White light should be black? If I understand correctly polarisation of electromagnetic wave, two opposite phase wave of same polarisation can cancel each over, so the question is : As white light have all polarisation, all the wave are in equally direction around 360°, and as there is all phase, it should cancel all each over and should be black ?
If it's because all electromagnetic wave are not exactly well oppositely synchronized and they "stay alive", is it possible to estimate the "loose" of the synchronized one (there must be some) or is it negligible ?
 A: First, white light consists of a mixture of EM waves of many different frequencies as well as different phases (and, in the unpolarized case, polarizations, although white light can also be polarized).
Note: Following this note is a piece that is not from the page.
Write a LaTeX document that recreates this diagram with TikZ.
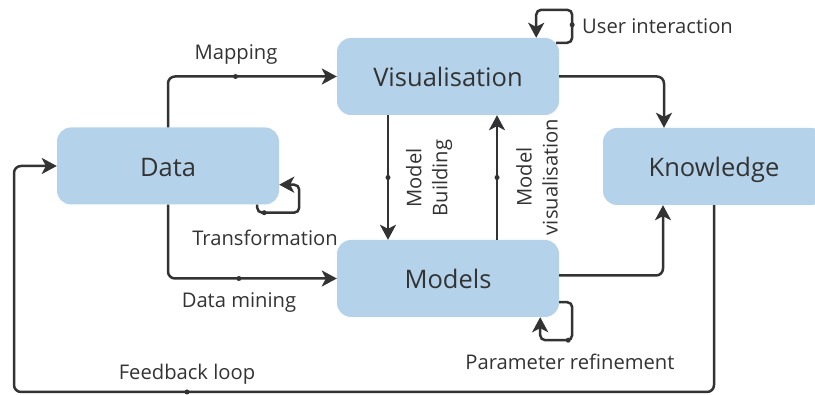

You can't have a superposition of waves of different frequencies be out of phase everywhere - if they're out of phase somewhere, then they'll be in phase somewhere else because they'll have gone through a different number of cycles.
Second, even if you only considered components of a single frequency (i.e. color), white light is an incoherent mixture of random phases and polarizations, not ones that are precisely uniformly distributed around the circle (either in real space for polarizations or the circle of phases). And $N$ randomly chosen (i.e. independent and uniformly distributed) phases don't perfectly cancel out when added; instead, they only partially cancel out and the magnitude of the sum is $\sqrt{N}$ times the magnitude of each term by the central limit theorem. It's actually very difficult to arrange it so that the phases precisely cancel each other out, as that requires strong correlation between the constituent phases.
So the overall amplitude still grows as you add in more contributions - just more slowly than if they were added coherently, as with a laser. This is also why having more people sing in unison (but with randomly offset phases) makes the total sound louder rather than quieter.
A: I think it's an interesting question.
One perspective on this problem is that the waves we're talking about represent global oscillations of the EM fields and energy transfer, which solve the wave equation with given boundary conditions.
Waves that are mathematically complementary, which would cancel out, represent a zero solution to the wave equation. Such a situation would arise only when the boundary conditions are such that there is no energy propagation.
If there were any waves cancelling each other out, well, then they wouldn't contribute to the general solution. In a way, other waves would have to "take their place".
To put it slightly differently, if the light source is not producing any light, then where can the energy be going?
A: this is an animation of polarized light:


Electromagnetic waves can be imagined as a self-propagating transverse oscillating wave of electric and magnetic fields. This 3D animation shows a plane linearly polarized wave propagating from left to right. The electric and magnetic fields in such a wave are in-phase with each other, reaching minima and maxima together

In order to have a situation where two such waves would cancel and produce your "black":

*

*the waves should have the exact frequency and be at the exact opposite direction. This experiment can only be done with monochromatic sources, as are lasers,it  has been done and can be viewed here. . The energy of the wave goes back to the source of the wave.


*White light depends on our perception of color and is composed by a large number of frequencies , see color perception here.


*To get a situation as in the experiment linked in 1) two white beams against each other are needed. The fact that white light is composed by innumerable frequencies means that the probability of overlap of two same frequency and polarization parts of the white beams is very small, so blackness (total extinction of white light) cannot result.
A: The simplest answer is that white light has nothing to do with polarity or phase. It has everything to do with frequency and the way our eyes perceive a mixture of photons with different frequencies. In other words you can have white light thats polarized or not polarized and you can have white light thats in or out of phase.